Motif officiel de son impérieuse visite : expliquer aux 80 membres du bureau politique de l'UMP, rameutés en urgence, l'importance de l'accord sur le « mini-traité » européen obtenu vendredi à Lisbonne, un accord que Sarkozy ne se prive pas de considérer comme un grand succès personnel.
Pour l'occasion, l'Elysée avait fait convoquer, samedi soir, dare-dare, un bureau politique extraordinaire à coups de SMS - le député Hervé Mariton a reçu le sien dans les tribunes du Stade de France vers 21 h 30 - quitte à faire grogner quelques-uns de ses membres pas tous ravis de devoir regagner Paris à la hâte.
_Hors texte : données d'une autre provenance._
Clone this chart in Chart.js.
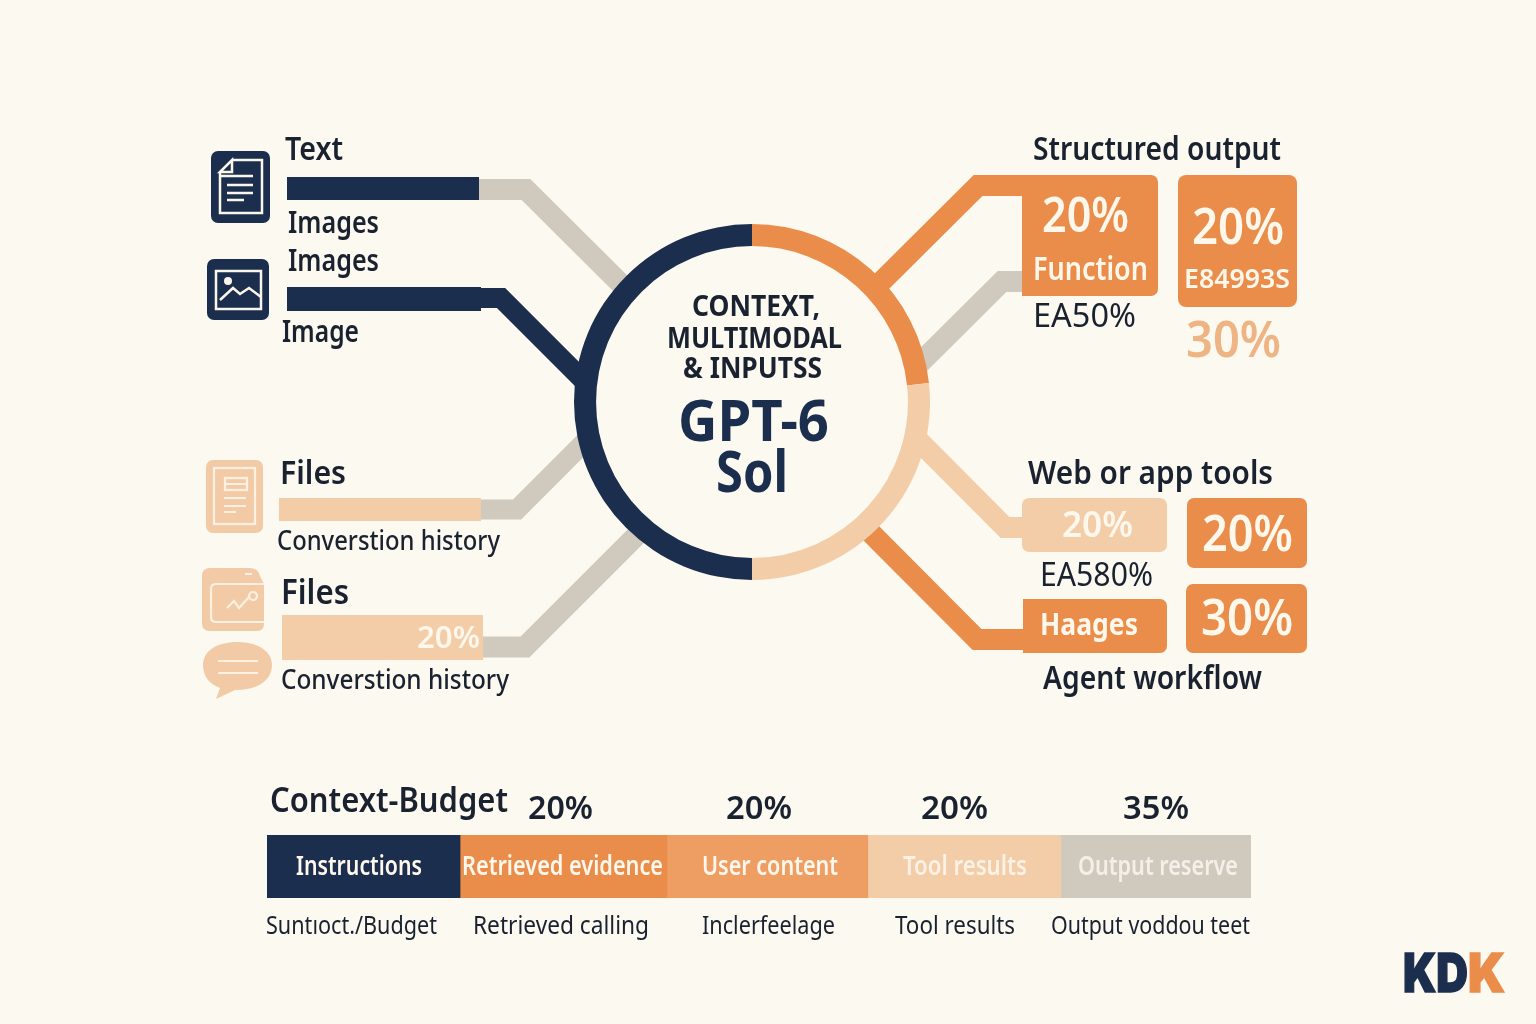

Ni François Mitterrand ni Jacques Chirac ne s'étaient rendus jusqu'au siège de leur ancien parti durant leur mandat. Ils se contentaient d'en recevoir les principaux dirigeants à l'Elysée. Dans le huis clos du bureau politique, Sarkozy a pris plaisir à dénoncer cette « hypocrisie anormale ». « C'est une modernisation des relations entre le président et sa famille politique et il la mène dans la transparence », s'est enthousiasmée la députée lèche-bottes Nadine Morano.
L'opposition ne manquera pas, elle, de critiquer une sorte de coup de force, comme un préalable à la future intervention du président au Parlement une fois que les réformes concoctées au sein de la commission Balladur auront été menées à bien.
Invité du « Grand Rendez-vous » Europe 1-TV5-« le Parisien »-« Aujourd'hui en France », François Bayrou a ainsi dénoncé « une faute contre la fonction : le chef de l'Etat doit être au-dessus des partis et n'a pas à avoir de dialogue direct avec eux, fût-ce le sien ! »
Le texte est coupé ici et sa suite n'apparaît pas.